Goal:
Leaving out the pictures, transcribe all of the records faithfully.

Material for this exercise:
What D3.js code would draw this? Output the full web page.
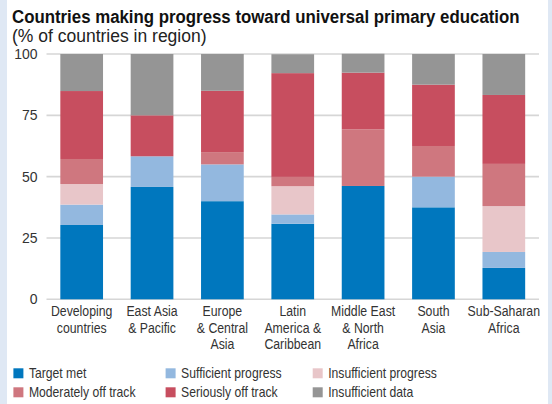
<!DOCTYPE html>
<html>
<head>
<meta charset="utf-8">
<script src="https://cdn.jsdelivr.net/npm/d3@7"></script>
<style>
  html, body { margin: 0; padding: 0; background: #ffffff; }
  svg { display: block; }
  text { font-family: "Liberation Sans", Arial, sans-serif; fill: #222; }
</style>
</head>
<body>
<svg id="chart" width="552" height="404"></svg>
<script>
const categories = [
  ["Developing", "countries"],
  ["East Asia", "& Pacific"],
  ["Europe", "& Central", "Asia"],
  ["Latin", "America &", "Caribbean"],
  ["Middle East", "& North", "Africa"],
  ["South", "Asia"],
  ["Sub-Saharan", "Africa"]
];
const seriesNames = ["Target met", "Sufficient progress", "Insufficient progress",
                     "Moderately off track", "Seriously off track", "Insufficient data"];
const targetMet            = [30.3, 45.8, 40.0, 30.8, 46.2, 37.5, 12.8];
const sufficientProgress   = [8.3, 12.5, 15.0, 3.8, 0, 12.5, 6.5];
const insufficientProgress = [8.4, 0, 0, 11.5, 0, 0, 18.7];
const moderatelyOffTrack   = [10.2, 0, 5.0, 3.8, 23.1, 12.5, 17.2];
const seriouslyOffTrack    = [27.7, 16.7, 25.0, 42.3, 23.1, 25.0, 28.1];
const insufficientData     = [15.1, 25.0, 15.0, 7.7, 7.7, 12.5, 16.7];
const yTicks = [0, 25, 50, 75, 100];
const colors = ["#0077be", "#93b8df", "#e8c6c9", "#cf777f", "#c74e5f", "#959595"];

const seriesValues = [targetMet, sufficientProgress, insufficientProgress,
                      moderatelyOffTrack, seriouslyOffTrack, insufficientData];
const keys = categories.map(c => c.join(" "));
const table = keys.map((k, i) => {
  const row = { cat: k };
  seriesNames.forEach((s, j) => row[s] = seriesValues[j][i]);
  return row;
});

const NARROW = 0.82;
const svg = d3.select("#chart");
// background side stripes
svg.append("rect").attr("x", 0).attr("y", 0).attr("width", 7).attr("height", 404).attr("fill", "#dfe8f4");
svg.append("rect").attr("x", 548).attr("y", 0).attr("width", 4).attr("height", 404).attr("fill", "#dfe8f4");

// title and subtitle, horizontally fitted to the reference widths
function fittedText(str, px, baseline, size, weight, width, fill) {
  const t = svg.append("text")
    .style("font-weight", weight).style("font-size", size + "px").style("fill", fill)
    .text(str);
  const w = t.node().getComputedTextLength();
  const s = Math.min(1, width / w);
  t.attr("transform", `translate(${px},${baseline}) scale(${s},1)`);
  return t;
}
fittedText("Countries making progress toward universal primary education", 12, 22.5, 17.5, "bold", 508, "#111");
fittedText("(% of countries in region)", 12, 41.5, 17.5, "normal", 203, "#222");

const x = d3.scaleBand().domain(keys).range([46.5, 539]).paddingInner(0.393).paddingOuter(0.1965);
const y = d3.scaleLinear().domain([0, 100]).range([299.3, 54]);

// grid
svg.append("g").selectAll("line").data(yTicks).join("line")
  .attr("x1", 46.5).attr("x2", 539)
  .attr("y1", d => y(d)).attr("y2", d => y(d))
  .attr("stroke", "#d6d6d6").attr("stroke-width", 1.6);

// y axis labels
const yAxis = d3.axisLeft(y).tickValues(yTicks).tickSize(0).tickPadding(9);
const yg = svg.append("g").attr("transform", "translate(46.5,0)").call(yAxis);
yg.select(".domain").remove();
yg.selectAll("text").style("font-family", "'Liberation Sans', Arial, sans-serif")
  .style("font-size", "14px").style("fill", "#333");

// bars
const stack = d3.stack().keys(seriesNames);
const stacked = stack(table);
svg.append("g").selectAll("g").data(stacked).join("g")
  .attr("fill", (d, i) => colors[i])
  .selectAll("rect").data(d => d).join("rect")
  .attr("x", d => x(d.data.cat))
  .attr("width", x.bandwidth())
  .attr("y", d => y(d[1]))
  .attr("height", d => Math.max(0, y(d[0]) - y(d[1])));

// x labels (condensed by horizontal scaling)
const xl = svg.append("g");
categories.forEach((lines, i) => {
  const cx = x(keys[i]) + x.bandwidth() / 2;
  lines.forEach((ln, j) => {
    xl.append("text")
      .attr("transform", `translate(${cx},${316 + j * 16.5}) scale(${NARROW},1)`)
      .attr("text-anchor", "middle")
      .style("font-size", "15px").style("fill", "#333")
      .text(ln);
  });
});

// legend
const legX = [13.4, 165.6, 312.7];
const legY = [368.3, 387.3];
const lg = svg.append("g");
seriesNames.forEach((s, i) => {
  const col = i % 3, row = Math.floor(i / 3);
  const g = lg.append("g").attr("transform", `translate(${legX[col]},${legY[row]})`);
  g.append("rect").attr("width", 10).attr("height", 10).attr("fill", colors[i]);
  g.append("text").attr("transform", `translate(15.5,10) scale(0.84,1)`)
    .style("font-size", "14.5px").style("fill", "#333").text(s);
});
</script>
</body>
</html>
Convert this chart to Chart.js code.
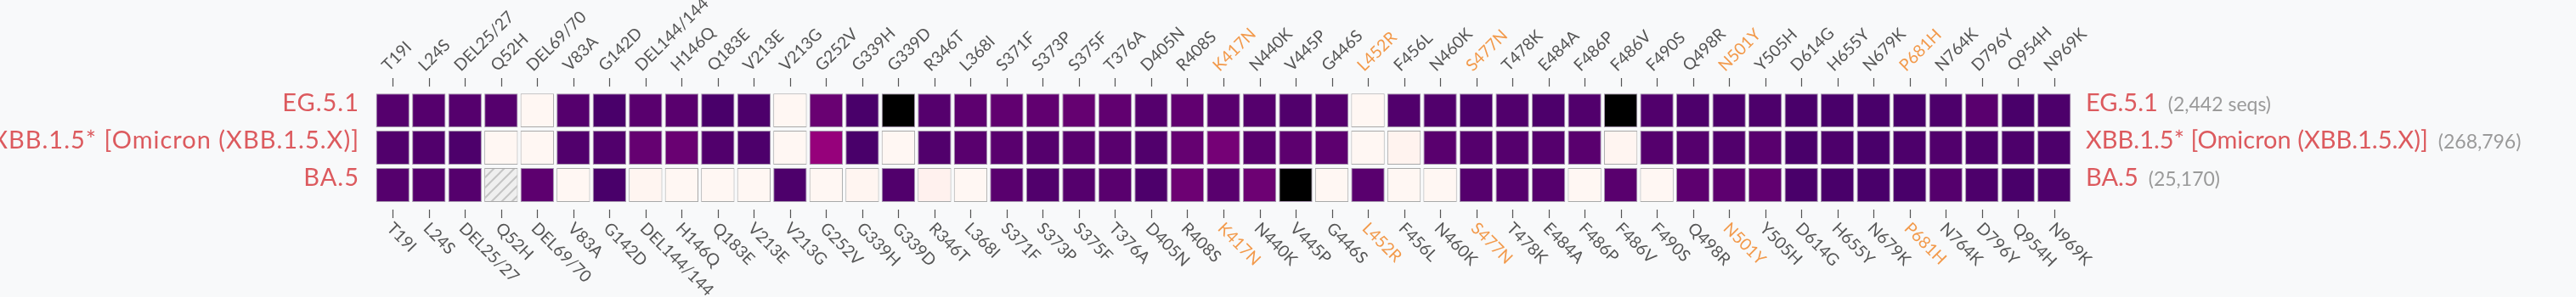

Result:
What D3.js code would draw this? Output the full web page.
<!DOCTYPE html>
<html>
<head>
<meta charset="utf-8">
<script src="https://cdn.jsdelivr.net/npm/d3@7"></script>
<style>
  html, body { margin: 0; padding: 0; background: #ffffff; }
  svg { display: block; }
  text { font-family: "Liberation Sans", Arial, sans-serif; fill: #222; }
</style>
</head>
<body>
<svg id="chart" width="552" height="404"></svg>
<script>
const categories = [
  ["Developing", "countries"],
  ["East Asia", "& Pacific"],
  ["Europe", "& Central", "Asia"],
  ["Latin", "America &", "Caribbean"],
  ["Middle East", "& North", "Africa"],
  ["South", "Asia"],
  ["Sub-Saharan", "Africa"]
];
const seriesNames = ["Target met", "Sufficient progress", "Insufficient progress",
                     "Moderately off track", "Seriously off track", "Insufficient data"];
const targetMet            = [30.3, 45.8, 40.0, 30.8, 46.2, 37.5, 12.8];
const sufficientProgress   = [8.3, 12.5, 15.0, 3.8, 0, 12.5, 6.5];
const insufficientProgress = [8.4, 0, 0, 11.5, 0, 0, 18.7];
const moderatelyOffTrack   = [10.2, 0, 5.0, 3.8, 23.1, 12.5, 17.2];
const seriouslyOffTrack    = [27.7, 16.7, 25.0, 42.3, 23.1, 25.0, 28.1];
const insufficientData     = [15.1, 25.0, 15.0, 7.7, 7.7, 12.5, 16.7];
const yTicks = [0, 25, 50, 75, 100];
const colors = ["#0077be", "#93b8df", "#e8c6c9", "#cf777f", "#c74e5f", "#959595"];

const seriesValues = [targetMet, sufficientProgress, insufficientProgress,
                      moderatelyOffTrack, seriouslyOffTrack, insufficientData];
const keys = categories.map(c => c.join(" "));
const table = keys.map((k, i) => {
  const row = { cat: k };
  seriesNames.forEach((s, j) => row[s] = seriesValues[j][i]);
  return row;
});

const NARROW = 0.82;
const svg = d3.select("#chart");
// background side stripes
svg.append("rect").attr("x", 0).attr("y", 0).attr("width", 7).attr("height", 404).attr("fill", "#dfe8f4");
svg.append("rect").attr("x", 548).attr("y", 0).attr("width", 4).attr("height", 404).attr("fill", "#dfe8f4");

// title and subtitle, horizontally fitted to the reference widths
function fittedText(str, px, baseline, size, weight, width, fill) {
  const t = svg.append("text")
    .style("font-weight", weight).style("font-size", size + "px").style("fill", fill)
    .text(str);
  const w = t.node().getComputedTextLength();
  const s = Math.min(1, width / w);
  t.attr("transform", `translate(${px},${baseline}) scale(${s},1)`);
  return t;
}
fittedText("Countries making progress toward universal primary education", 12, 22.5, 17.5, "bold", 508, "#111");
fittedText("(% of countries in region)", 12, 41.5, 17.5, "normal", 203, "#222");

const x = d3.scaleBand().domain(keys).range([46.5, 539]).paddingInner(0.393).paddingOuter(0.1965);
const y = d3.scaleLinear().domain([0, 100]).range([299.3, 54]);

// grid
svg.append("g").selectAll("line").data(yTicks).join("line")
  .attr("x1", 46.5).attr("x2", 539)
  .attr("y1", d => y(d)).attr("y2", d => y(d))
  .attr("stroke", "#d6d6d6").attr("stroke-width", 1.6);

// y axis labels
const yAxis = d3.axisLeft(y).tickValues(yTicks).tickSize(0).tickPadding(9);
const yg = svg.append("g").attr("transform", "translate(46.5,0)").call(yAxis);
yg.select(".domain").remove();
yg.selectAll("text").style("font-family", "'Liberation Sans', Arial, sans-serif")
  .style("font-size", "14px").style("fill", "#333");

// bars
const stack = d3.stack().keys(seriesNames);
const stacked = stack(table);
svg.append("g").selectAll("g").data(stacked).join("g")
  .attr("fill", (d, i) => colors[i])
  .selectAll("rect").data(d => d).join("rect")
  .attr("x", d => x(d.data.cat))
  .attr("width", x.bandwidth())
  .attr("y", d => y(d[1]))
  .attr("height", d => Math.max(0, y(d[0]) - y(d[1])));

// x labels (condensed by horizontal scaling)
const xl = svg.append("g");
categories.forEach((lines, i) => {
  const cx = x(keys[i]) + x.bandwidth() / 2;
  lines.forEach((ln, j) => {
    xl.append("text")
      .attr("transform", `translate(${cx},${316 + j * 16.5}) scale(${NARROW},1)`)
      .attr("text-anchor", "middle")
      .style("font-size", "15px").style("fill", "#333")
      .text(ln);
  });
});

// legend
const legX = [13.4, 165.6, 312.7];
const legY = [368.3, 387.3];
const lg = svg.append("g");
seriesNames.forEach((s, i) => {
  const col = i % 3, row = Math.floor(i / 3);
  const g = lg.append("g").attr("transform", `translate(${legX[col]},${legY[row]})`);
  g.append("rect").attr("width", 10).attr("height", 10).attr("fill", colors[i]);
  g.append("text").attr("transform", `translate(15.5,10) scale(0.84,1)`)
    .style("font-size", "14.5px").style("fill", "#333").text(s);
});
</script>
</body>
</html>
Convert this chart to Chart.js code.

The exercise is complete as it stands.